Title: De zichtbare heiligheid van de kerk
Subtitle: Een onvolmaakt teken van onzichtbare genadegaven
Author(s): ALPERS, Christiane
Journal: Tijdschrift voor Theologie
Volume: 59    Issue: 4   Date: 2019   
Pages: 356-371
DOI: 10.2143/TVT.59.4.3287123

Abstract :
This article explores how the visible holiness of the church can be conceived other than in ethical terms. By bringing Edward Schillebeeckx’s theology in constructive dialogue with William Cavanaugh’s thoughts on the subject, the author argues for a sacramental understanding of the church’s holiness, characterized by its friendship with God and the union of love amongst people. A sacramental understanding of the church’s holiness concerns the church’s manifestation of invisible graces, as they abound inside and outside of the church, in order to enable everyone to acknowledge that the whole universe has been created and redeemed by God.
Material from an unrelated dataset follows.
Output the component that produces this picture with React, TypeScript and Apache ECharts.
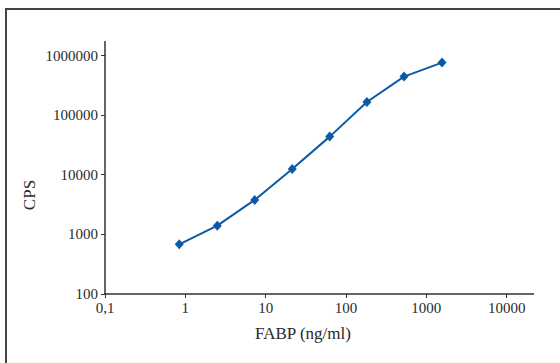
import React, { useEffect, useRef } from "react";
import * as echarts from "echarts";

const fabpConcentrations = [0.84, 2.5, 7.3, 21.4, 62.7, 182, 527, 1566];
const cpsValues = [682, 1400, 3780, 12500, 43600, 166000, 443000, 760000];
const xAxisTitle = "FABP (ng/ml)";
const yAxisTitle = "CPS";

const fmtX = (v: number) => {
  const e = Math.round(Math.log10(v));
  return e < 0 ? "0,1" : String(Math.pow(10, e));
};
const fmtY = (v: number) => String(Math.pow(10, Math.round(Math.log10(v))));

export default function App() {
  const ref = useRef<HTMLDivElement>(null);
  useEffect(() => {
    if (!ref.current) return;
    const chart = echarts.init(ref.current, null, { renderer: "svg" });
    const axisColor = "#333";
    const font = "Liberation Serif";
    chart.setOption({
      animation: false,
      backgroundColor: "#fff",
      grid: { left: 105, right: 53.3, top: 55.5, bottom: 69, outerBoundsMode: "none" },
      xAxis: {
        type: "log",
        logBase: 10,
        min: 0.1,
        max: 10000,
        axisLine: { show: true, lineStyle: { color: axisColor, width: 1.5 } },
        axisTick: { show: true, length: 4, lineStyle: { color: axisColor, width: 1 } },
        axisLabel: { formatter: fmtX, color: "#2a2a2a", fontFamily: font, fontSize: 15, margin: 6 },
        splitLine: { show: false },
        minorTick: { show: false },
      },
      yAxis: {
        type: "log",
        logBase: 10,
        min: 100,
        max: 1000000,
        axisLine: { show: true, lineStyle: { color: axisColor, width: 1.5 } },
        axisTick: { show: true, length: 4, lineStyle: { color: axisColor, width: 1 } },
        axisLabel: { formatter: fmtY, color: "#2a2a2a", fontFamily: font, fontSize: 15, margin: 7 },
        splitLine: { show: false },
      },
      series: [
        {
          type: "line",
          data: fabpConcentrations.map((x, i) => [x, cpsValues[i]]),
          symbol: "diamond",
          symbolSize: [9, 10],
          itemStyle: { color: "#0b5aa6" },
          lineStyle: { color: "#0b5aa6", width: 2 },
        },
      ],
      graphic: [
        {
          type: "rect",
          shape: { x: 6, y: 9, width: 620, height: 420 },
          style: { fill: "none", stroke: "#444", lineWidth: 2 },
          silent: true,
        },
        {
          type: "line",
          shape: { x1: 506.7, y1: 294, x2: 534, y2: 294 },
          style: { stroke: axisColor, lineWidth: 1.5 },
        },
        {
          type: "line",
          shape: { x1: 105, y1: 55.5, x2: 105, y2: 41 },
          style: { stroke: axisColor, lineWidth: 1.5 },
        },
        {
          type: "text",
          x: 303,
          y: 333,
          style: {
            text: xAxisTitle,
            fill: "#2a2a2a",
            fontFamily: font,
            fontSize: 17,
            textAlign: "center",
            textVerticalAlign: "middle",
          },
        },
        {
          type: "text",
          x: 29,
          y: 195,
          rotation: Math.PI / 2,
          style: {
            text: yAxisTitle,
            fill: "#2a2a2a",
            fontFamily: font,
            fontSize: 17,
            textAlign: "center",
            textVerticalAlign: "middle",
          },
        },
      ],
    });
    return () => chart.dispose();
  }, []);
  return (
    <div
      ref={ref}
      style={{ position: "absolute", left: 0, top: 0, width: 560, height: 363 }}
    />
  );
}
This understanding of the church’s holiness allows Christians to acknowledge the church’s visible sinfulness, as well as the ways in which the world outside the bounds of the institutional church, too, visibly receives God’s offer of grace. William Cavanaugh convincingly argues that moralistic understandings of the church’s visible holiness lend themselves for an unrealistic ecclesial triumphalism that ignores the evident visibility of sin in the church. Acknowledging the visibility of sin in the church means to confess that Christ redeems not the ethically pure, but the most sinful. Nonetheless, such a confession of the church’s visible sinfulness is not meant to downplay the importance of conversion. Building on Cavanaugh’s and Schillebeeckx’s theologies, the conversion that ensues from nature’s reception of grace in relational rather than in moralistic terms is conceptualized. God’s love transforms people into worthy partners in God’s work of redemption, despite their sinfulness. The neighbourly love of the converted then bears eschatological weight and significance, albeit still marked by sin and failure.